Die gläserne Stadt im Deutschen SchauSpielHaus
Russland 1835, in einer Stadt, in der es gut läuft: Wirtschaft und Politik sind produktiv durch Korruption miteinander verflochten, eine Hand wäscht die andere und so kommen die kommunalen Würdenträger*innen in Gogols Komödie glänzend zurecht. Doch plötzlich kündigt sich der unbestechliche staatliche Revisor zur Buchprüfung an und im Eldorado der dubiosen Übereinkünfte bricht blanke Panik aus. Als ein Unbekannter im Hotel absteigt, beginnt ein grotesker Wettbewerb in Bestechung …
Deutschland heute, in einer Stadt, in der es gut läuft: Trotz milliardenschwerer Skandale gelingt es nachhaltig, das Bild einer seriösen Verwaltung aufrechtzuerhalten, man belehrt gern andere über „Good Governance“ und lässt selbst Milliarden im Nebel verschwinden. Was wäre, wenn das Verborgene offengelegt würde?
Die Ärztin im Ernst Deutsch Theater
In der Neuschreibung Die Ärztin von Robert Icke sehr frei nach Arthur Schnitzlers Antisemitismus Drama Professor Bernhardi geht es um Gender-, Identitäts- und soziale Fragen, um medizinische Ethik und ökonomischen Druck, um Zuschreibungen und Verurteilungen. Das Stück spielt mit unserer Wahrnehmung und konfrontiert uns mit der Komplexität unseres menschlichen Handelns. Nach einem heimlichen Abtreibungsversuch wird ein 14jähriges Mädchen in eine Klinik eingeliefert. Die leitende Ärztin Ruth Wolff verweigert dem katholischen Priester den Zutritt zu der Patientin. Das Mädchen stirbt. Die rigorose Haltung der jüdischen Ärztin gegen den katholischen Priester führt zu antisemitischen Reaktionen.

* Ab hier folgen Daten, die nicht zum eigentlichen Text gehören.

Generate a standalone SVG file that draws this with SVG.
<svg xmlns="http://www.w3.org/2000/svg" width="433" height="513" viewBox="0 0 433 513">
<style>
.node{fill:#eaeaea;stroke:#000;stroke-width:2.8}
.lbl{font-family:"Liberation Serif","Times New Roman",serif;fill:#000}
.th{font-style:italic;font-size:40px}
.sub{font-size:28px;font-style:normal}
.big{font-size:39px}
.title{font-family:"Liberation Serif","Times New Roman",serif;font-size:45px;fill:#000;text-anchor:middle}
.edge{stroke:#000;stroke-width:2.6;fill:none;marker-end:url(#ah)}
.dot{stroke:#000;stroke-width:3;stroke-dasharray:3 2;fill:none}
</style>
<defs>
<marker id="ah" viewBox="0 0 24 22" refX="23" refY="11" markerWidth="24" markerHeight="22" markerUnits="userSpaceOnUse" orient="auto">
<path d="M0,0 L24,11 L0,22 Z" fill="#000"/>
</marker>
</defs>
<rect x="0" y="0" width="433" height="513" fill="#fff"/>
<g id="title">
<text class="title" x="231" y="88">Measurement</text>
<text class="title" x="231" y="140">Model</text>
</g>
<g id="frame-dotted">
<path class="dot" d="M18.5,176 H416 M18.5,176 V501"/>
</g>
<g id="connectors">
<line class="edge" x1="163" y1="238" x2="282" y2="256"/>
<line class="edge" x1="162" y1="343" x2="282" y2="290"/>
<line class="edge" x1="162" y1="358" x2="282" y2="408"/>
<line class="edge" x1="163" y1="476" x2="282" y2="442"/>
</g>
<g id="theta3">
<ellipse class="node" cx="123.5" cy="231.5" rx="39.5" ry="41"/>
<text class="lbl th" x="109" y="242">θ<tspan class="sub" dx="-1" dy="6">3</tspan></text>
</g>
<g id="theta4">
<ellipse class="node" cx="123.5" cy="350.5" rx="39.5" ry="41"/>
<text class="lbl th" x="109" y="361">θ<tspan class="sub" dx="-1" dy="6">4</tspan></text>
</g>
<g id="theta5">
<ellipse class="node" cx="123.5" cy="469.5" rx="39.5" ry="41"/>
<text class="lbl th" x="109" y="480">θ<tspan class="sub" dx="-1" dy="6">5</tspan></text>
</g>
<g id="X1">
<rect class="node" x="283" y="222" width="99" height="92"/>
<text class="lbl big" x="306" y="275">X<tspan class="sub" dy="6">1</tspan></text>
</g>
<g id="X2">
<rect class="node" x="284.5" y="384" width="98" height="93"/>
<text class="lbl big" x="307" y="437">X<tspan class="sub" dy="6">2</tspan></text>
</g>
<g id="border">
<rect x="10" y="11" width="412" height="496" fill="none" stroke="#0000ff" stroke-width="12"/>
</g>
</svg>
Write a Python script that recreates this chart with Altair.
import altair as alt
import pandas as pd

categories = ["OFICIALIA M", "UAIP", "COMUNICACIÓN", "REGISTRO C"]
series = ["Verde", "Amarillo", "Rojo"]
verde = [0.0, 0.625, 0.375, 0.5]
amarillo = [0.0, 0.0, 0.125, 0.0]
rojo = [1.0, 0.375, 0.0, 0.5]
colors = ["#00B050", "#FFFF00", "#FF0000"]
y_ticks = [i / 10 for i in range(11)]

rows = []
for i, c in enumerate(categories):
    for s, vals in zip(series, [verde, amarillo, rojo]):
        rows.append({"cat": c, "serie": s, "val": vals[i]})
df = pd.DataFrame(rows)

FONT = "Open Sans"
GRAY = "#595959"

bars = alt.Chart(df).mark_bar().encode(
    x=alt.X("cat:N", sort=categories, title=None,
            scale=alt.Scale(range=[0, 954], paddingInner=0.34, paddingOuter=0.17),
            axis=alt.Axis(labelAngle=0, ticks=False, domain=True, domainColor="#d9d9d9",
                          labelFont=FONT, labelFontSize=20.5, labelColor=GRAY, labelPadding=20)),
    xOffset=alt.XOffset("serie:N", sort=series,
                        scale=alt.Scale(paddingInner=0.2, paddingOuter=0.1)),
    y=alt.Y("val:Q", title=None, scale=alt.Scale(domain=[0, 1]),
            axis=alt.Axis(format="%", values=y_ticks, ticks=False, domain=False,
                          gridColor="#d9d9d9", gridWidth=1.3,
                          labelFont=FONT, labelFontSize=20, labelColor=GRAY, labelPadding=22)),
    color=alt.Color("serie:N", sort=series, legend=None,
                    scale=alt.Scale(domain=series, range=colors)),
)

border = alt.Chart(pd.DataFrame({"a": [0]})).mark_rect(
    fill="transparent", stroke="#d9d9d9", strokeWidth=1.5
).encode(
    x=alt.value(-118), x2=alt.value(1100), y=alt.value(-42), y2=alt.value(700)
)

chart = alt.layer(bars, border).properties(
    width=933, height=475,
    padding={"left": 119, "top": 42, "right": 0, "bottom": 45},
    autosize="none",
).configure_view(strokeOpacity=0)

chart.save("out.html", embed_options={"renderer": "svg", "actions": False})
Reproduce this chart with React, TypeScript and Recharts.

Zugleich fühlt sich der Priester als Schwarzer von der Ärztin diskriminiert. Der Vorfall schaukelt sich zu einem gesellschaftlichen, politischen und rassistischen Skandal hoch und löst einen Shitstorm aus, in dessen Mittelpunkt sich die Ärztin wiederfindet. Ihre moralische Befähigung als Ärztin, ihre menschliche Integrität und ihre Würde stehen zur Disposition.